NextVR is adding 6DoF tracking to its live-streaming VR service

VR’s most popular live-streaming events service is giving you a little wiggle room.

NextVR is bringing six-degree-of-freedom (6DoF) movement to its popular virtual reality app for live-streaming sporting events and concerts. This update brings an added sense of immersion for users, who will be able to move around a bit while watching events.

It’s more of a comfort thing than something revolutionary at this point. Rather than being stuck with a single viewpoint, the point-of-view will shift as a viewer moves their head. There will be points where the feature adds some utility, such as scenarios when you’re trying to peek around a referee standing on the sidelines. This feature is only going to be coming to positionally tracked headsets, a feature that has traditionally been confined to the HTC Vive and Oculus Rift but is now coming to more mobile standalone systems.

 

“VR is the most demanding visual medium ever created and we’re just beginning to deliver on its potential to convincingly create experiences that mimic reality,” NextVR CEO David Cole said in a statement. “The ability to move naturally inside the experience and the increased ability to see detail add a critical level of presence and realism.”

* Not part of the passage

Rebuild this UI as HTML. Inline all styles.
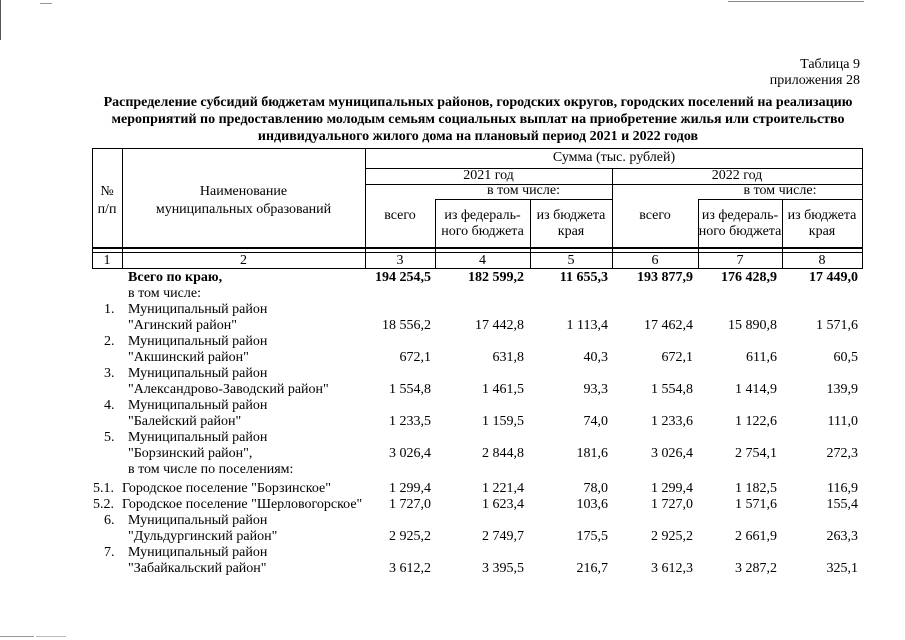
<!DOCTYPE html>
<html><head><meta charset="utf-8"><style>
body{margin:0;width:905px;height:640px;background:#fff;position:relative;overflow:hidden;font-family:"Liberation Serif","DejaVu Serif",serif;font-size:14px;color:#000}
.t{position:absolute;white-space:nowrap;line-height:16px}
.c{position:absolute;text-align:center;line-height:16px;white-space:nowrap}
.h{position:absolute;background:#000;height:1px}
.v{position:absolute;background:#000;width:1px}
.b{font-weight:bold}
.r{text-align:right}
</style></head><body>
<div class="h" style="left:728px;top:1px;width:136px;background:#888"></div>
<div class="h" style="left:40px;top:3px;width:12px;background:#999"></div>
<div class="v" style="left:0;top:0;height:40px;background:#555"></div>

<div class="t r" style="right:45px;top:57px">Таблица 9</div>
<div class="t r" style="right:45px;top:73px">приложения 28</div>
<div class="c b" style="left:60px;width:836px;top:95px">Распределение субсидий бюджетам муниципальных районов, городских округов, городских поселений на реализацию</div>
<div class="c b" style="left:60px;width:836px;top:112px">мероприятий по предоставлению молодым семьям социальных выплат на приобретение жилья или строительство</div>
<div class="c b" style="left:60px;width:836px;top:129px">индивидуального жилого дома на плановый период 2021 и 2022 годов</div>

<!-- grid -->
<div class="h" style="left:92px;top:148px;width:771px"></div>
<div class="h" style="left:365px;top:168px;width:498px"></div>
<div class="h" style="left:365px;top:184px;width:498px"></div>
<div class="h" style="left:435px;top:199px;width:177px"></div>
<div class="h" style="left:698px;top:199px;width:165px"></div>
<div class="h" style="left:92px;top:247px;width:771px;height:2px"></div>
<div class="h" style="left:92px;top:252px;width:771px"></div>
<div class="h" style="left:92px;top:268px;width:771px"></div>
<div class="v" style="left:92px;top:148px;height:121px"></div>
<div class="v" style="left:122px;top:148px;height:121px"></div>
<div class="v" style="left:365px;top:148px;height:121px"></div>
<div class="v" style="left:435px;top:199px;height:70px"></div>
<div class="v" style="left:530px;top:199px;height:70px"></div>
<div class="v" style="left:612px;top:168px;height:101px"></div>
<div class="v" style="left:698px;top:199px;height:70px"></div>
<div class="v" style="left:782px;top:199px;height:70px"></div>
<div class="v" style="left:862px;top:148px;height:121px"></div>

<div class="c" style="left:365px;width:498px;top:150px">Сумма (тыс. рублей)</div>
<div class="c" style="left:365px;width:247px;top:168px">2021 год</div>
<div class="c" style="left:612px;width:250px;top:168px">2022 год</div>
<div class="c" style="left:435px;width:177px;top:183px">в том числе:</div>
<div class="c" style="left:698px;width:164px;top:183px">в том числе:</div>
<div class="c" style="left:92px;width:30px;top:183px;line-height:18px">№<br>п/п</div>
<div class="c" style="left:122px;width:243px;top:183px;line-height:18px">Наименование<br>муниципальных образований</div>
<div class="c" style="left:365px;width:70px;top:208px">всего</div>
<div class="c" style="left:435px;width:95px;top:208px">из федераль-<br>ного бюджета</div>
<div class="c" style="left:530px;width:82px;top:208px">из бюджета<br>края</div>
<div class="c" style="left:612px;width:86px;top:208px">всего</div>
<div class="c" style="left:698px;width:84px;top:208px">из федераль-<br>ного бюджета</div>
<div class="c" style="left:782px;width:80px;top:208px">из бюджета<br>края</div>
<div class="c" style="left:92px;width:30px;top:253px">1</div>
<div class="c" style="left:122px;width:243px;top:253px">2</div>
<div class="c" style="left:365px;width:70px;top:253px">3</div>
<div class="c" style="left:435px;width:95px;top:253px">4</div>
<div class="c" style="left:530px;width:82px;top:253px">5</div>
<div class="c" style="left:612px;width:86px;top:253px">6</div>
<div class="c" style="left:698px;width:84px;top:253px">7</div>
<div class="c" style="left:782px;width:80px;top:253px">8</div>

<!-- body -->
<div class="t b" style="left:128px;top:270px">Всего по краю,</div>
<div class="t" style="left:128px;top:286px">в том числе:</div>
<div class="t" style="left:104px;top:302px">1.</div><div class="t" style="left:128px;top:302px">Муниципальный район</div>
<div class="t" style="left:128px;top:318px">"Агинский район"</div>
<div class="t" style="left:104px;top:334px">2.</div><div class="t" style="left:128px;top:334px">Муниципальный район</div>
<div class="t" style="left:128px;top:350px">"Акшинский район"</div>
<div class="t" style="left:104px;top:366px">3.</div><div class="t" style="left:128px;top:366px">Муниципальный район</div>
<div class="t" style="left:128px;top:382px">"Александрово-Заводский район"</div>
<div class="t" style="left:104px;top:398px">4.</div><div class="t" style="left:128px;top:398px">Муниципальный район</div>
<div class="t" style="left:128px;top:414px">"Балейский район"</div>
<div class="t" style="left:104px;top:430px">5.</div><div class="t" style="left:128px;top:430px">Муниципальный район</div>
<div class="t" style="left:128px;top:446px">"Борзинский район",</div>
<div class="t" style="left:128px;top:462px">в том числе по поселениям:</div>
<div class="t" style="left:93px;top:481px">5.1.</div><div class="t" style="left:122px;top:481px">Городское поселение "Борзинское"</div>
<div class="t" style="left:93px;top:497px">5.2.</div><div class="t" style="left:122px;top:497px">Городское поселение "Шерловогорское"</div>
<div class="t" style="left:104px;top:513px">6.</div><div class="t" style="left:128px;top:513px">Муниципальный район</div>
<div class="t" style="left:128px;top:529px">"Дульдургинский район"</div>
<div class="t" style="left:104px;top:545px">7.</div><div class="t" style="left:128px;top:545px">Муниципальный район</div>
<div class="t" style="left:128px;top:561px">"Забайкальский район"</div>

<div id="nums"></div>
<script>
var rows=[[270,["194 254,5","182 599,2","11 655,3","193 877,9","176 428,9","17 449,0"],1],
[318,["18 556,2","17 442,8","1 113,4","17 462,4","15 890,8","1 571,6"]],
[350,["672,1","631,8","40,3","672,1","611,6","60,5"]],
[382,["1 554,8","1 461,5","93,3","1 554,8","1 414,9","139,9"]],
[414,["1 233,5","1 159,5","74,0","1 233,6","1 122,6","111,0"]],
[446,["3 026,4","2 844,8","181,6","3 026,4","2 754,1","272,3"]],
[481,["1 299,4","1 221,4","78,0","1 299,4","1 182,5","116,9"]],
[497,["1 727,0","1 623,4","103,6","1 727,0","1 571,6","155,4"]],
[529,["2 925,2","2 749,7","175,5","2 925,2","2 661,9","263,3"]],
[561,["3 612,2","3 395,5","216,7","3 612,3","3 287,2","325,1"]]];
var rx=[431,524,608,693,777,858];
var h="";
rows.forEach(function(r){r[1].forEach(function(v,i){h+='<div class="t'+(r[2]?' b':'')+'" style="right:'+(905-rx[i])+'px;top:'+r[0]+'px">'+v+'</div>';});});
document.getElementById("nums").innerHTML=h;
</script>
<div class="h" style="left:0;top:636px;width:34px;background:#999"></div>
<div class="h" style="left:36px;top:636px;width:30px;background:#bbb"></div>
</body></html>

These experiences will require being shot on the new camera hardware, so it’s not something NextVR will be able to retroactively apply to old concerts they’ve shot already. You’ll be tightly limited by the amount you can move around also, so don’t expect to walk around obstructions or walk onto the court. We’re a long way from that still!

The first pre-recorded experiences to support this will roll out this year. Live 6DoF content will be rolling out later.

The company also is looking to cash in on the platform accessibility offered by ARKit and ARCore with smartphone-optimized AR functionality in their app. It looks like you’ll be able to move into VR environments with a type of portal interface inside the app. The feature is launching in mid-2018, the company says.